Click the Run button. It may take a few moments to connect to the Vertica database. When it does, Studio switches to the SB Test/Debug perspective and starts the application.
Select the readAll input stream, set the go field to any int value, then click Send Data. The data written from the trades.cvs and quotes.csv appears in the application output view.
When done, press F9 or click the Stop Running Application button.

Importing This Sample into StreamBase Studio

In StreamBase Studio, import this sample with the following steps:

From the top menu, click File → Load StreamBase Sample.
Select this sample from the Chronicle list.
Click OK.

StreamBase Studio creates a single project containing the sample files.

Sample Location

When you load the sample into StreamBase Studio, Studio copies the sample project's files to your Studio workspace, which is normally part of your home directory, with full access rights.

Important

Load this sample in StreamBase Studio, and thereafter use the Studio workspace copy of the sample to run and test it, even when running from the command prompt.

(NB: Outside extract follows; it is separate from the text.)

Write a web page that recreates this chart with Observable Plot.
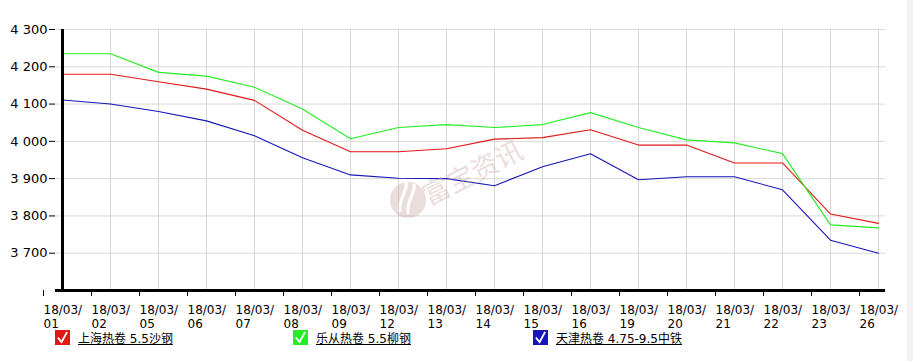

Using the workspace copy of the sample avoids the permission problems that can occur when trying to work with the initially installed location of the sample. The default workspace location for this sample is:

studio-workspace/sample_vertica

See Default Installation Directories for the location of studio-workspace on your system.

In the default TIBCO StreamBase installation, this sample's files are initially installed in:

streambase-install-dir/sample/vertica

See Default Installation Directories for the location of streambase-install-dir on your system. This location may require administrator privileges for write access, depending on your platform.